With the images removed, repeat the data below exactly.

= = = = = = =

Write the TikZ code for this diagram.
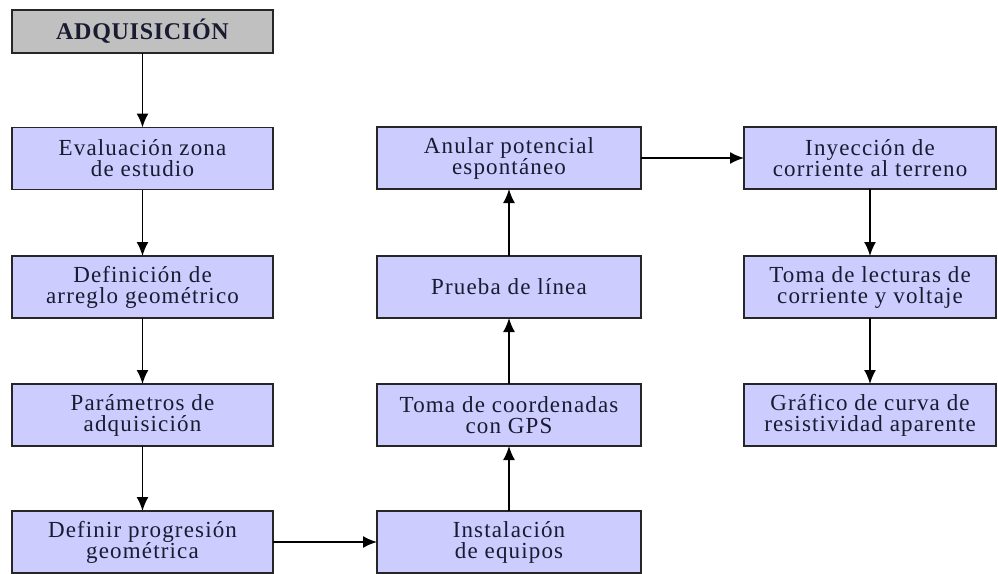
\documentclass[tikz,border=0pt]{standalone}
\usepackage{fontspec}
\setmainfont{Liberation Serif}[LetterSpace=5]
\usetikzlibrary{arrows.meta}
\definecolor{boxfill}{HTML}{CCCCFF}
\definecolor{headfill}{HTML}{C0C0C0}
\definecolor{txt}{HTML}{1A1A30}
\begin{document}
\begin{tikzpicture}[x=1pt,y=-1pt,
  stepbox/.style={draw=black!85, line width=1.6pt, fill=boxfill, align=center,
    minimum width=261pt, minimum height=62pt, inner sep=0pt, outer sep=0pt,
    text=txt, font=\fontsize{23}{21}\selectfont},
  headbox/.style={draw=black!85, line width=1.6pt, fill=headfill, align=center,
    minimum width=261pt, minimum height=43pt, inner sep=0pt, outer sep=0pt,
    text=txt, font=\fontsize{24}{24}\selectfont\bfseries\addfontfeature{LetterSpace=3}},
  conn/.style={line width=1.7pt, -{Latex[length=14pt,width=12pt]}}]
\useasboundingbox (0,0) rectangle (998,573);
\node[headbox] (h) at (142.5,31.5) {ADQUISICIÓN};
\node[stepbox] (a1) at (142.5,158.5) {Evaluación zona\\ de estudio};
\node[stepbox] (a2) at (142.5,287) {Definición de\\arreglo geométrico};
\node[stepbox] (a3) at (142.5,415) {Parámetros de\\adquisición};
\node[stepbox] (a4) at (142.5,542) {Definir progresión\\geométrica};
\node[stepbox, minimum width=264pt] (b1) at (509,158) {Anular potencial\\espontáneo};
\node[stepbox, minimum width=264pt] (b2) at (509,287) {Prueba de línea};
\node[stepbox, minimum width=264pt] (b3) at (509,415) {Toma de coordenadas\\con GPS};
\node[stepbox, minimum width=264pt] (b4) at (509,542) {Instalación\\de equipos};
\node[stepbox, minimum width=252pt] (c1) at (870,158) {Inyección de\\corriente al terreno};
\node[stepbox, minimum width=252pt] (c2) at (870,287) {Toma de lecturas de\\corriente y voltaje};
\node[stepbox, minimum width=252pt] (c3) at (870,415) {Gráfico de curva de\\resistividad aparente};
\draw[conn] (h) -- (a1);
\draw[conn] (a1) -- (a2);
\draw[conn] (a2) -- (a3);
\draw[conn] (a3) -- (a4);
\draw[conn] (a4) -- (b4);
\draw[conn] (b4) -- (b3);
\draw[conn] (b3) -- (b2);
\draw[conn] (b2) -- (b1);
\draw[conn] (b1) -- (c1);
\draw[conn] (c1) -- (c2);
\draw[conn] (c2) -- (c3);
\end{tikzpicture}
\end{document}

= = = = = = =

- [CORRECT ANSWER]
Write the TikZ code for this diagram.
\documentclass[tikz,border=0pt]{standalone}
\usepackage{fontspec}
\setmainfont{Liberation Serif}[LetterSpace=5]
\usetikzlibrary{arrows.meta}
\definecolor{boxfill}{HTML}{CCCCFF}
\definecolor{headfill}{HTML}{C0C0C0}
\definecolor{txt}{HTML}{1A1A30}
\begin{document}
\begin{tikzpicture}[x=1pt,y=-1pt,
  stepbox/.style={draw=black!85, line width=1.6pt, fill=boxfill, align=center,
    minimum width=261pt, minimum height=62pt, inner sep=0pt, outer sep=0pt,
    text=txt, font=\fontsize{23}{21}\selectfont},
  headbox/.style={draw=black!85, line width=1.6pt, fill=headfill, align=center,
    minimum width=261pt, minimum height=43pt, inner sep=0pt, outer sep=0pt,
    text=txt, font=\fontsize{24}{24}\selectfont\bfseries\addfontfeature{LetterSpace=3}},
  conn/.style={line width=1.7pt, -{Latex[length=14pt,width=12pt]}}]
\useasboundingbox (0,0) rectangle (998,573);
\node[headbox] (h) at (142.5,31.5) {ADQUISICIÓN};
\node[stepbox] (a1) at (142.5,158.5) {Evaluación zona\\ de estudio};
\node[stepbox] (a2) at (142.5,287) {Definición de\\arreglo geométrico};
\node[stepbox] (a3) at (142.5,415) {Parámetros de\\adquisición};
\node[stepbox] (a4) at (142.5,542) {Definir progresión\\geométrica};
\node[stepbox, minimum width=264pt] (b1) at (509,158) {Anular potencial\\espontáneo};
\node[stepbox, minimum width=264pt] (b2) at (509,287) {Prueba de línea};
\node[stepbox, minimum width=264pt] (b3) at (509,415) {Toma de coordenadas\\con GPS};
\node[stepbox, minimum width=264pt] (b4) at (509,542) {Instalación\\de equipos};
\node[stepbox, minimum width=252pt] (c1) at (870,158) {Inyección de\\corriente al terreno};
\node[stepbox, minimum width=252pt] (c2) at (870,287) {Toma de lecturas de\\corriente y voltaje};
\node[stepbox, minimum width=252pt] (c3) at (870,415) {Gráfico de curva de\\resistividad aparente};
\draw[conn] (h) -- (a1);
\draw[conn] (a1) -- (a2);
\draw[conn] (a2) -- (a3);
\draw[conn] (a3) -- (a4);
\draw[conn] (a4) -- (b4);
\draw[conn] (b4) -- (b3);
\draw[conn] (b3) -- (b2);
\draw[conn] (b2) -- (b1);
\draw[conn] (b1) -- (c1);
\draw[conn] (c1) -- (c2);
\draw[conn] (c2) -- (c3);
\end{tikzpicture}
\end{document}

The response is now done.